In the material below, identify each line bearing the word "matplotlib". Reproduce those lines.

═══ RAW DATA ═══

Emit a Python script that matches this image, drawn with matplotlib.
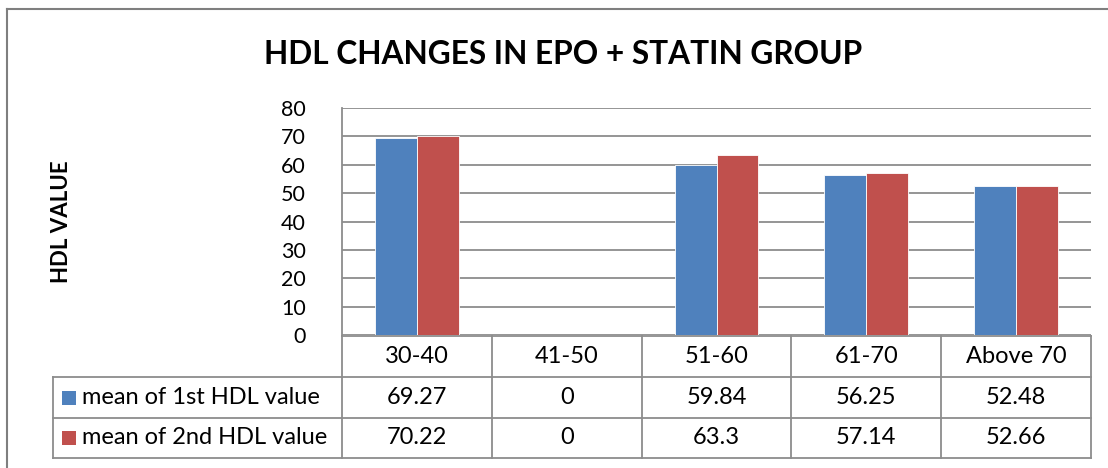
import matplotlib
matplotlib.use("Agg")
import matplotlib.pyplot as plt
from matplotlib.patches import Rectangle
from matplotlib.lines import Line2D

categories = ["30-40", "41-50", "51-60", "61-70", "Above 70"]
series_names = ["mean of 1st HDL value", "mean of 2nd HDL value"]
first_hdl = [69.27, 0, 59.84, 56.25, 52.48]
second_hdl = [70.22, 0, 63.3, 57.14, 52.66]
first_labels = ["69.27", "0", "59.84", "56.25", "52.48"]
second_labels = ["70.22", "0", "63.3", "57.14", "52.66"]
yticks = [0, 10, 20, 30, 40, 50, 60, 70, 80]

W, H = 1108, 468
FONT = ["Lato", "DejaVu Sans"]
plt.rcParams["font.family"] = FONT

fig = plt.figure(figsize=(W / 100, H / 100), dpi=100)
fig.patch.set_facecolor("white")

def fx(px):
    return px / W

def fy(py):
    return 1 - py / H

# Plot area
left, right, top, bottom = 342, 1091, 108, 335
ax = fig.add_axes([fx(left), fy(bottom), fx(right - left), fy(top) - fy(bottom)])
ax.set_xlim(0, len(categories))
ax.set_ylim(0, 80)

blue = "#4F81BD"
red = "#C0504D"
grid_c = "#8C8C8C"
bw = 0.28
xs = [i + 0.5 for i in range(len(categories))]
ax.bar([x - bw / 2 for x in xs], first_hdl, width=bw, color=blue, edgecolor="white", linewidth=0.6, zorder=3)
ax.bar([x + bw / 2 for x in xs], second_hdl, width=bw, color=red, edgecolor="white", linewidth=0.6, zorder=3)

ax.set_yticks(yticks)
ax.set_yticklabels([str(v) for v in yticks], fontsize=15.5)
ax.tick_params(axis="y", length=0, pad=26)
ax.set_xticks([])
ax.yaxis.grid(True, color=grid_c, linewidth=1.3, zorder=0)
for side in ["top", "right", "bottom"]:
    ax.spines[side].set_visible(False)
ax.spines["left"].set_color(grid_c)
ax.spines["left"].set_linewidth(1.3)

# Titles
fig.text(fx(563), fy(54), "HDL CHANGES IN EPO + STATIN GROUP", fontsize=22.8,
         fontweight="bold", ha="center", va="center")
fig.text(fx(61), fy(222), "HDL VALUE", fontsize=16, fontweight="bold",
         rotation=90, ha="center", va="center")

# Outer frame
frame_c = "#7F7F7F"
fig.add_artist(Line2D([fx(7), fx(1108)], [fy(9), fy(9)], transform=fig.transFigure, color=frame_c, lw=1.5))
fig.add_artist(Line2D([fx(7), fx(7)], [fy(9), fy(468)], transform=fig.transFigure, color=frame_c, lw=1.5))

# Data table
tbl_c = "#8C8C8C"
col_edges = [left + (right - left) * i / len(categories) for i in range(len(categories) + 1)]
row_edges = [336, 377, 418, 458]
tleft = 53

def hline(x0, x1, y):
    fig.add_artist(Line2D([fx(x0), fx(x1)], [fy(y), fy(y)], transform=fig.transFigure, color=tbl_c, lw=1.3))

def vline(x, y0, y1):
    fig.add_artist(Line2D([fx(x), fx(x)], [fy(y0), fy(y1)], transform=fig.transFigure, color=tbl_c, lw=1.3))

hline(left, right, row_edges[0])
for y in row_edges[1:]:
    hline(tleft, right, y)
for x in col_edges:
    vline(x, row_edges[0], row_edges[3])
vline(tleft, row_edges[1], row_edges[3])

tfs = 17
for i, cat in enumerate(categories):
    cx = (col_edges[i] + col_edges[i + 1]) / 2
    fig.text(fx(cx), fy((row_edges[0] + row_edges[1]) / 2), cat, fontsize=tfs, ha="center", va="center")
    fig.text(fx(cx), fy((row_edges[1] + row_edges[2]) / 2), first_labels[i], fontsize=tfs, ha="center", va="center")
    fig.text(fx(cx), fy((row_edges[2] + row_edges[3]) / 2), second_labels[i], fontsize=tfs, ha="center", va="center")

for r, (name, col) in enumerate(zip(series_names, [blue, red])):
    cy = (row_edges[r + 1] + row_edges[r + 2]) / 2
    fig.add_artist(Rectangle((fx(62), fy(cy + 7)), fx(14), fy(cy - 7) - fy(cy + 7),
                             transform=fig.transFigure, facecolor=col, edgecolor="none"))
    fig.text(fx(82), fy(cy), name, fontsize=tfs, ha="left", va="center")

fig.savefig("out.png", dpi=100, facecolor="white")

═══

[RESULT FOR THIS EXERCISE]
Emit a Python script that matches this image, drawn with matplotlib.
import matplotlib
matplotlib.use("Agg")
import matplotlib.pyplot as plt
from matplotlib.patches import Rectangle
from matplotlib.lines import Line2D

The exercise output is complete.